Axioms and Restrictions#

This page provides an overview of axioms and restrictions that can be visually described with CEMENTO.

CEMENTO allows a visually coherent introduction of full OWL DL axioms and restrictions with draw.io native objects. Users do not need to download custom pallettes or patterns online.

We strongly recommend going through the Drawing Basics tutorial before reading this guide.

A Walkthrough#

The subsequent diagram demonstrates the visual syntax CEMENTO uses for writing OWL DL axioms and restrictions. This file is also available as an examples folder under the file name happy-example-2.drawio.

NOTE: CEMENTO only currently supports diagram-to-RDF conversion for graphs with axioms. The example file also excludes nested collections section to avoid errors about disconnected lists.

Having trouble? Download the figure above as an svg image or draw.io diagram.

In Case You Missed It#

The diagram above goes through key axioms and restriction constructs that can be defined visually in CEMENTO diagrams. In case you didn’t catch those features, the following diagrams goes through key concepts and capabilities:

  • Nested Collections.

    OWL collections for defining unions, intersections and complements are notorious for their convoluted syntax. For CEMENTO, all you need is to use the list object to create your collection. The headers can be owl:intersectionOf, owl:unionOf, owl:unionOf, owl:datatypeComplementOf, and owl:oneOf.

  • Domains and Ranges.

    You can now use nested collections for domains, ranges and other properties. CEMENTO enables users to visually describe complex classes and their combinations.

  • Equivalence and Disjointness.

    Users can declare whether two classes, instances, and properties are the incompatible or equivalent.
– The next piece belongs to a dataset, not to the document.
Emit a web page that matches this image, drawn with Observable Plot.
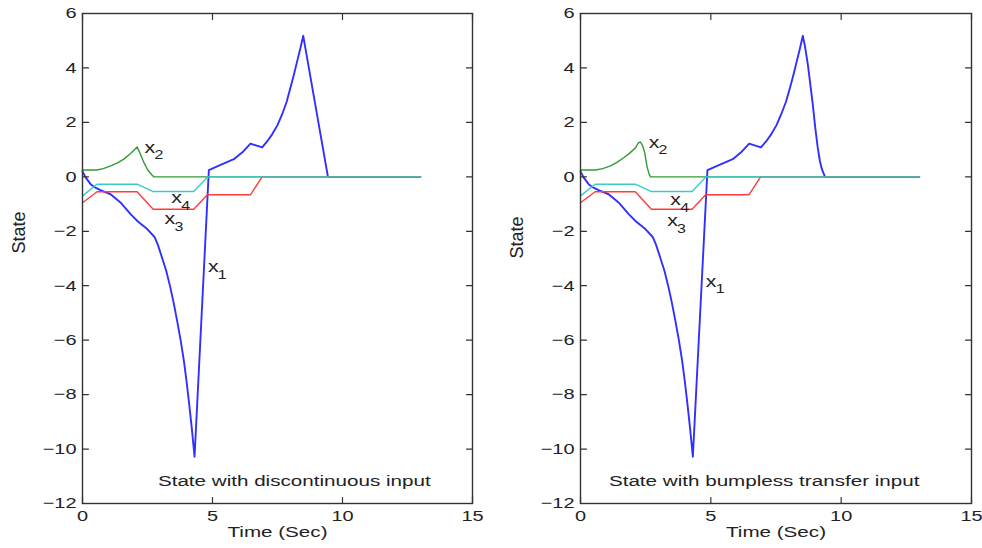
<!DOCTYPE html>
<html>
<head>
<meta charset="utf-8">
<script src="https://cdn.jsdelivr.net/npm/d3@7"></script>
<script src="https://cdn.jsdelivr.net/npm/@observablehq/plot@0.6"></script>
<style>
  body { margin: 0; background: #fff; }
  #row { display: flex; width: 982px; height: 548px; }
  #row svg { display: block; flex: none; }
</style>
</head>
<body>
<div id="row"></div>
<script>
// ---------- axis ticks ----------
const xTicks = [0, 5, 10, 15];
const yTicks = [-12, -10, -8, -6, -4, -2, 0, 2, 4, 6];

// ---------- series ----------
const seriesNames = ["x1", "x2", "x3", "x4"];
const seriesColors = ["#3030ff", "#339933", "#ff3c3c", "#38cccc"];
const seriesWidths = [1.9, 1.4, 1.4, 1.4];

// Left panel: state with discontinuous input
const leftX1T = [0, 0.12, 0.31, 0.5, 0.69, 1.08, 1.46, 1.85, 2.13, 2.49, 2.77, 2.9, 3.06, 3.22, 3.38, 3.51, 3.64, 3.77, 3.9, 4.0, 4.09, 4.2, 4.31, 4.86, 5.31, 5.82, 6.15, 6.46, 6.91, 7.1, 7.3, 7.5, 7.68, 7.85, 8.0, 8.13, 8.26, 8.38, 8.49, 9.44, 13];
const leftX1V = [0.2, -0.02, -0.27, -0.4, -0.49, -0.64, -0.94, -1.37, -1.64, -1.92, -2.21, -2.5, -2.97, -3.45, -4.07, -4.65, -5.29, -5.98, -6.76, -7.5, -8.24, -9.2, -10.28, 0.25, 0.44, 0.65, 0.9, 1.22, 1.08, 1.3, 1.57, 1.9, 2.3, 2.75, 3.28, 3.75, 4.26, 4.72, 5.18, 0, 0];
const leftX2T = [0, 0.56, 0.8, 1.08, 1.33, 1.59, 1.85, 2.1, 2.23, 2.36, 2.51, 2.68, 2.74, 13];
const leftX2V = [0.25, 0.25, 0.3, 0.4, 0.5, 0.65, 0.86, 1.1, 0.83, 0.53, 0.25, 0.06, 0, 0];
const leftX3T = [0, 0.56, 2.1, 2.72, 4.28, 4.8, 6.46, 6.91, 13];
const leftX3V = [-0.95, -0.55, -0.55, -1.19, -1.19, -0.66, -0.66, 0, 0];
const leftX4T = [0, 0.56, 2.1, 2.72, 4.28, 4.82, 13];
const leftX4V = [-0.7, -0.27, -0.27, -0.54, -0.54, 0, 0];

// Right panel: state with bumpless transfer input
const rightX1T = [0, 0.12, 0.31, 0.5, 0.69, 1.08, 1.46, 1.85, 2.13, 2.49, 2.77, 2.9, 3.06, 3.22, 3.38, 3.51, 3.64, 3.77, 3.9, 4.0, 4.09, 4.2, 4.31, 4.87, 5.33, 5.84, 6.16, 6.47, 6.92, 7.12, 7.32, 7.52, 7.7, 7.88, 8.04, 8.17, 8.3, 8.42, 8.53, 8.62, 8.72, 8.91, 9.0, 9.1, 9.18, 9.26, 9.38, 13];
const rightX1V = [0.2, -0.02, -0.27, -0.4, -0.49, -0.64, -0.94, -1.37, -1.64, -1.92, -2.21, -2.5, -2.97, -3.45, -4.07, -4.65, -5.29, -5.98, -6.76, -7.5, -8.24, -9.2, -10.28, 0.25, 0.44, 0.65, 0.9, 1.22, 1.08, 1.3, 1.57, 1.9, 2.3, 2.75, 3.28, 3.75, 4.26, 4.72, 5.18, 4.75, 4.14, 2.67, 1.85, 1.08, 0.6, 0.28, 0, 0];
const rightX2T = [0, 0.58, 0.85, 1.15, 1.4, 1.67, 1.9, 2.12, 2.22, 2.3, 2.38, 2.46, 2.56, 2.64, 2.69, 13];
const rightX2V = [0.25, 0.25, 0.3, 0.4, 0.53, 0.71, 0.88, 1.08, 1.25, 1.28, 1.15, 0.9, 0.34, 0.08, 0, 0];
const rightX3T = [0, 0.56, 2.1, 2.72, 4.28, 4.8, 6.46, 6.91, 13];
const rightX3V = [-0.95, -0.55, -0.55, -1.19, -1.19, -0.66, -0.66, 0, 0];
const rightX4T = [0, 0.56, 2.1, 2.72, 4.28, 4.82, 13];
const rightX4V = [-0.7, -0.27, -0.27, -0.54, -0.54, 0, 0];

// Curve labels (x_i)
const labelSubs = ["1", "2", "3", "4"];
const leftLabelX = [5.03, 2.59, 3.36, 3.62];
const leftLabelY = [-3.31, 1.08, -1.56, -0.78];
const rightLabelX = [5.01, 2.82, 3.53, 3.65];
const rightLabelY = [-3.85, 1.26, -1.62, -0.85];

// Annotations
const leftNote = "State with discontinuous input";
const rightNote = "State with bumpless transfer input";
const leftNotePos = [2.9, -11.18];
const rightNotePos = [1.09, -11.18];
const xLabel = "Time (Sec)";
const yLabel = "State";

// ---------- helpers ----------
function rows(t, v) { return t.map((d, i) => ({t: d, v: v[i]})); }

const FONT = "'Liberation Sans', Arial, Helvetica, sans-serif";
const INK = "#222";
const AXIS = "#333";
const tickShape = {draw(context, l) { context.moveTo(0, 0); context.lineTo(0, -l); }};

function panel({series, labX, labY, note, notePos, width, marginLeft, marginRight, yLabelDy}) {
  const labels = labelSubs.map((s, i) => ({x: labX[i], y: labY[i], s}));
  const tick = {length: 6, anchor: "start", shape: tickShape, stroke: AXIS, strokeWidth: 1.2};
  return Plot.plot({
    width, height: 548,
    marginLeft, marginRight, marginTop: 13, marginBottom: 45,
    x: {domain: [0, 15]},
    y: {domain: [-12, 6]},
    style: {fontFamily: FONT, fontSize: "15px", color: INK, background: "white", overflow: "visible"},
    marks: [
      // curves
      ...series.map((d, i) => Plot.line(d, {x: "t", y: "v", stroke: seriesColors[i], strokeWidth: seriesWidths[i]})),
      // box
      Plot.frame({stroke: AXIS, strokeWidth: 1.4}),
      // inward ticks on all four sides
      Plot.vector(xTicks, {x: d => d, frameAnchor: "bottom", rotate: 0, ...tick}),
      Plot.vector(xTicks, {x: d => d, frameAnchor: "top", rotate: 180, ...tick}),
      Plot.vector(yTicks, {y: d => d, frameAnchor: "left", rotate: 90, ...tick}),
      Plot.vector(yTicks, {y: d => d, frameAnchor: "right", rotate: 270, ...tick}),
      // tick labels
      Plot.axisX(xTicks, {anchor: "bottom", tickSize: 0, tickPadding: 7, label: null, fill: INK, fontSize: 15}),
      Plot.axisY(yTicks, {anchor: "left", tickSize: 0, tickPadding: 6, label: null, fill: INK, fontSize: 15}),
      // axis titles
      Plot.text([xLabel], {frameAnchor: "bottom", dy: 33, fill: INK, fontSize: 15.5}),
      Plot.text([yLabel], {frameAnchor: "left", dx: -63, dy: yLabelDy, rotate: -90, fill: INK, fontSize: 18, className: "nostretch"}),
      // curve labels x_i
      Plot.text(labels, {x: "x", y: "y", text: () => "x", fill: INK, fontSize: 16}),
      Plot.text(labels, {x: "x", y: "y", text: "s", dx: 9, dy: 8, fill: INK, fontSize: 12}),
      // annotation
      Plot.text([note], {x: () => notePos[0], y: () => notePos[1], textAnchor: "start", fill: INK, fontSize: 15.5})
    ]
  });
}

function stretchText(svg, k) {
  svg.querySelectorAll("text").forEach(t => {
    if (t.closest(".nostretch")) return;
    if (!t.textContent) return;
    const len = t.getComputedTextLength();
    if (len > 0) {
      t.setAttribute("textLength", (len * k).toFixed(2));
      t.setAttribute("lengthAdjust", "spacingAndGlyphs");
    }
  });
}

const row = document.getElementById("row");
const left = panel({
  series: [rows(leftX1T, leftX1V), rows(leftX2T, leftX2V), rows(leftX3T, leftX3V), rows(leftX4T, leftX4V)],
  labX: leftLabelX, labY: leftLabelY, note: leftNote, notePos: leftNotePos,
  width: 491, marginLeft: 82, marginRight: 19, yLabelDy: -5
});
const right = panel({
  series: [rows(rightX1T, rightX1V), rows(rightX2T, rightX2V), rows(rightX3T, rightX3V), rows(rightX4T, rightX4V)],
  labX: rightLabelX, labY: rightLabelY, note: rightNote, notePos: rightNotePos,
  width: 491, marginLeft: 89, marginRight: 11, yLabelDy: 0
});
row.appendChild(left);
row.appendChild(right);
stretchText(left, 1.33);
stretchText(right, 1.33);
</script>
</body>
</html>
  • Datatypes and data type ranges

    CEMENTO extensively supports the declaration and description of custom datatypes. Datatypes can also connect to collections for more complex restrictions on types. Data type facets are also supported via the Manchester-syntax (MS) inspired bracket notation.

  • Property Restrictions

    A user now able to define property restrictions, including property chains, existential restrictions, cardinalities and the like. CEMENTO uses a hybrid turtle-Manchester syntax for full visual axiomatic descriptions.

  • Logical recombination

    CEMENTO allows users to explicitly nest and define restrictions via logical branches or streams. Each branch is an anonymous restriction triple that are connected by arrows to denote facets.
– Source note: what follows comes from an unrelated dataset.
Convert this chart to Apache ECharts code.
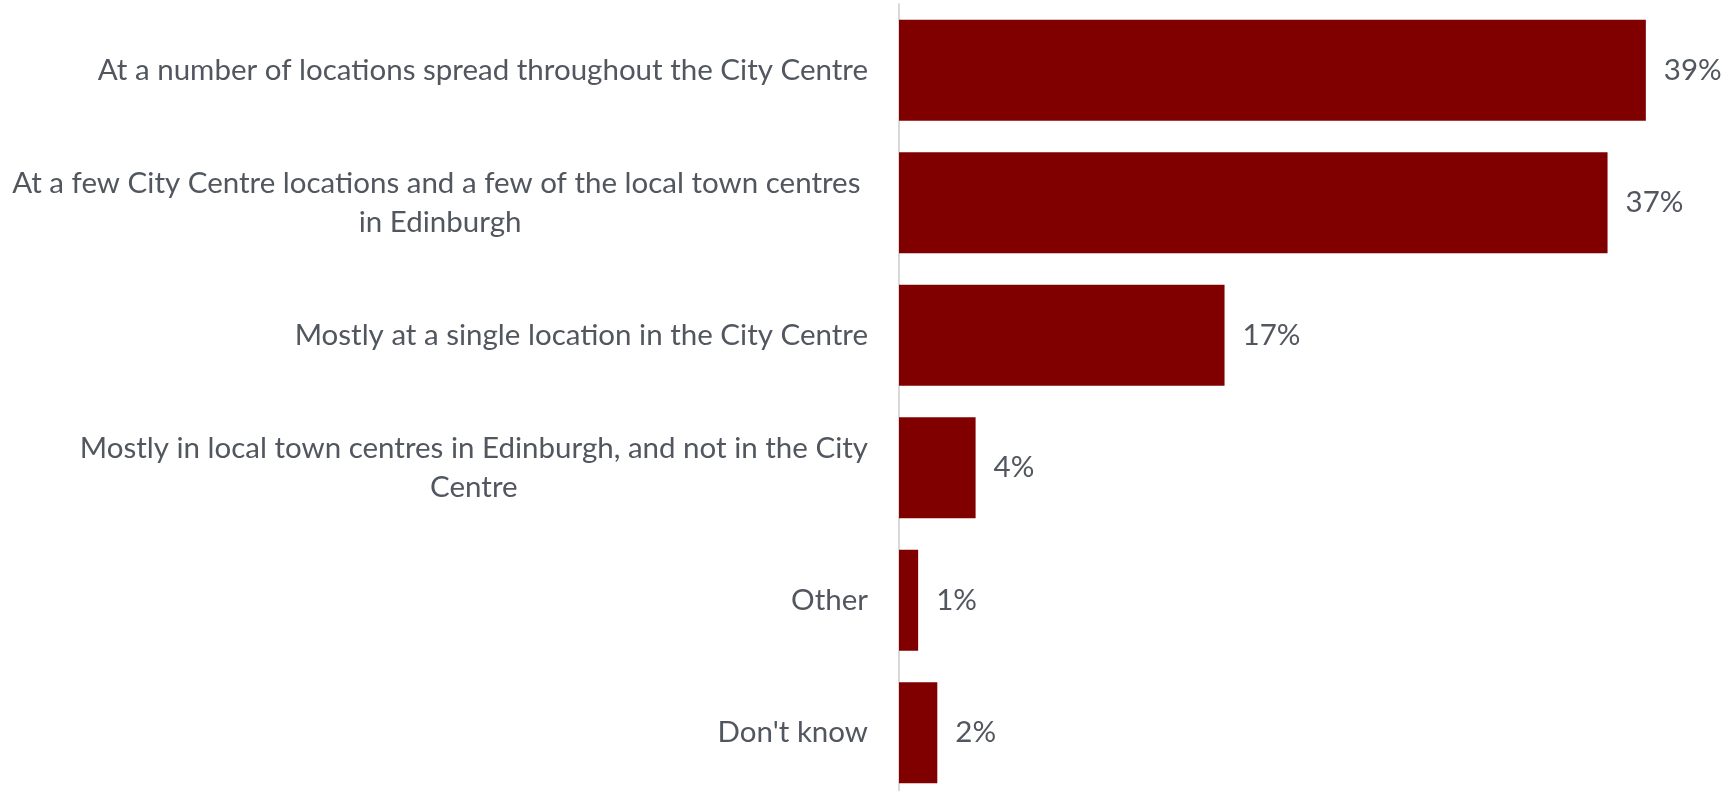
<!DOCTYPE html>
<html>
<head>
<meta charset="utf-8">
<script src="https://cdn.jsdelivr.net/npm/echarts@6/dist/echarts.min.js"></script>
<style>
  html, body { margin: 0; padding: 0; background: #ffffff; }
  #chart { width: 1727px; height: 791px; }
</style>
</head>
<body>
<div id="chart"></div>
<script>
// Answer options (top to bottom), split into display lines
const categories = [
  ['At a number of locations spread throughout the City Centre'],
  ['At a few City Centre locations and a few of the local town centres ', 'in Edinburgh'],
  ['Mostly at a single location in the City Centre'],
  ['Mostly in local town centres in Edinburgh, and not in the City', 'Centre'],
  ['Other'],
  ["Don't know"]
];
// Share of respondents, percent
const shares = [39, 37, 17, 4, 1, 2];

const TEXT = '#51565f';
const FONT = 'Lato, "Open Sans", sans-serif';
const FONT_SIZE = 29.5;

const chart = echarts.init(document.getElementById('chart'), null, { renderer: 'canvas' });

chart.setOption({
  animation: false,
  backgroundColor: '#ffffff',
  grid: {
    left: 899, right: 62, top: 4, bottom: -8,
    containLabel: false,
    outerBoundsMode: 'none'
  },
  xAxis: {
    type: 'value',
    min: 0,
    max: 40,
    show: false,
    splitLine: { show: false }
  },
  yAxis: {
    type: 'category',
    inverse: true,
    data: categories.map(lines => lines.join('\n')),
    axisLine: { show: true, lineStyle: { color: '#d9d9d9', width: 2 } },
    axisTick: { show: false },
    axisLabel: {
      margin: 31,
      align: 'right',
      formatter: v => v.split('\n').map(l => '{c|' + l + '}').join('\n'),
      rich: {
        c: {
          align: 'center',
          color: TEXT,
          fontFamily: FONT,
          fontSize: FONT_SIZE,
          lineHeight: 39.5
        }
      }
    }
  },
  series: [{
    type: 'bar',
    data: shares,
    barWidth: 101,
    itemStyle: { color: '#800000' },
    label: {
      show: true,
      position: 'right',
      distance: 18,
      formatter: p => p.value + '%',
      color: TEXT,
      fontFamily: FONT,
      fontSize: FONT_SIZE
    }
  }]
});
</script>
</body>
</html>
Non-supported Axioms and Restrictions#

  • NOT constructs
    Negation statements are NOT supported. Our reasons are two-fold:
    1. Negation statements are explicit and it contradicts with a declarative philosophy of ontology creation.

    2. Negation on object properties cannot be represented by arrows because draw.io does not allow arrows that connect to/from the middle of arrows.

  • Language range

    This was not supported because: Language range constructs use the MS bracket construct for datatype facets but interpret them differently, and language annotations aren’t extensively supported in CEMENTO.

  • Nested restrictions

    Users cannot simply connect one owl:Restriction to another. This is because nested restrictions are generally discouraged when a named class can simplify the logic. Nesting can also lead to self-contradictions which requires a reasoner to catch.